[conspire] (forw) [sorbs.net #212641] [Webform] SORBS registration systems sends RFC-ignorant mail
Rick Moen
rick at linuxmafia.com
Mon Oct 27 20:34:37 PDT 2008
Hi, Ruben. Apologies if I was brusque. Your question caught me at a
bad moment, and I didn't have time to elaborate.
Quoting Ruben Safir (ruben at mrbrklyn.com):
> How are you going to check the user if you can't reach the machine?
So, to elaborate: ;->
My MTA does not aspire, and doesn't need to aspire, to ensure that the
claimed sender of any arriving mail has a UID on his/her local machine.
That's just not relevant to the situation at all. For purposes of
RFC-compliance -- and I'm actually, truth to tell, at this moment at a
small loss to tell you where exactly the RFCs state this requirement --
it suffices for my MTA to investigate whether the claimed sender e-mail
address is deliverable for return mail at the domain's advertised mail
exchangers (MXes). I.e., if your address originates mail, the RFCs
require that the sending mailbox be a valid destination for return mail.
That would be one of several things that can be checked during SMTP time
(during a pending attempt by some remote SMTP host to deliver mail, but
before one's own MTA accepts or declines the mail) as what is termed a
"callout" aka "callback" check. Essentially, _while_ the inbound SMTP
attempt is still ongoing, a separate fork of your MTA initiates a return
SMTP connection to one of the claimed sender domain's publicly
advertised MXes, and announces that it wishes to drop off a mail for the
claimed sender. If the remote MTA says "250" to indicate that the
recipient will accept the return mail, then my own MTA cancels the
partial delivery. My own MTA _also_ caches the successful callout,
so as _not_ to be guilty of the network abuse that the SORBS guy
unreasonably claims is inherent in any use of callouts.

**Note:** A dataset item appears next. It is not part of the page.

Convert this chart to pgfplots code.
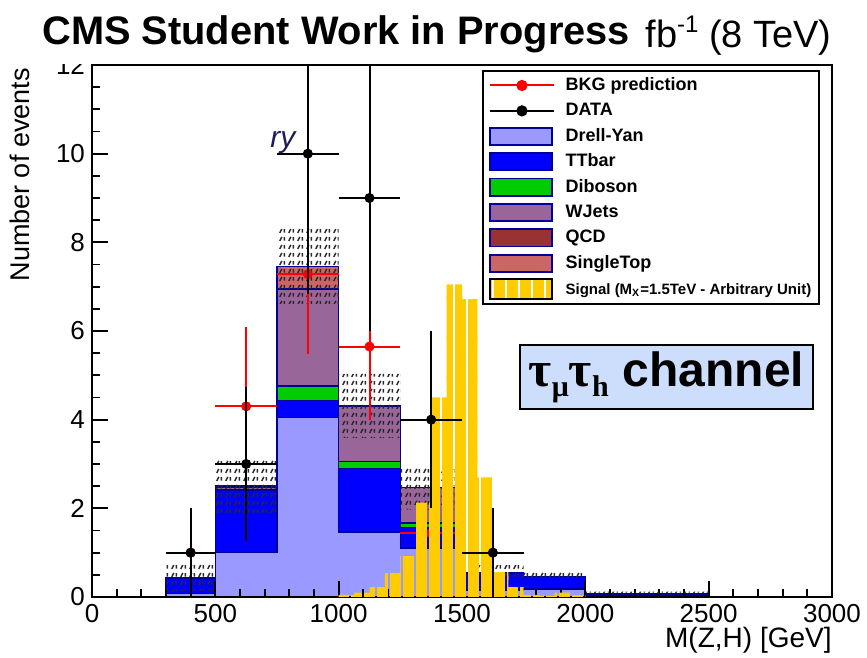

The other common callout items are the existence of a deliverable
"postmaster" and "abuse" mailbox at the claimed sending domain. For
those, I _can_ cite if you need them exactly where the RFCs mandate them
for any domain that sends SMTP.
The point is not to be an RFC zealot, but rather to suss out mail that's
highly likely to be spam/malware -- because spammers/malware authors
typically cannot be bothered to make their ratware deliver mail in an
RFC-compliant manner. Thus, RFC-non-compliance tends to correlate
strongly with spamicity, and makes an excellent antispam heuristic.
And, as I was saying, because reverse DNS is _not_ RFC-mandated, that is
a really _poor_ idea as an antispam heuristic. Yes, I know there are
people who do that, but they're deluded.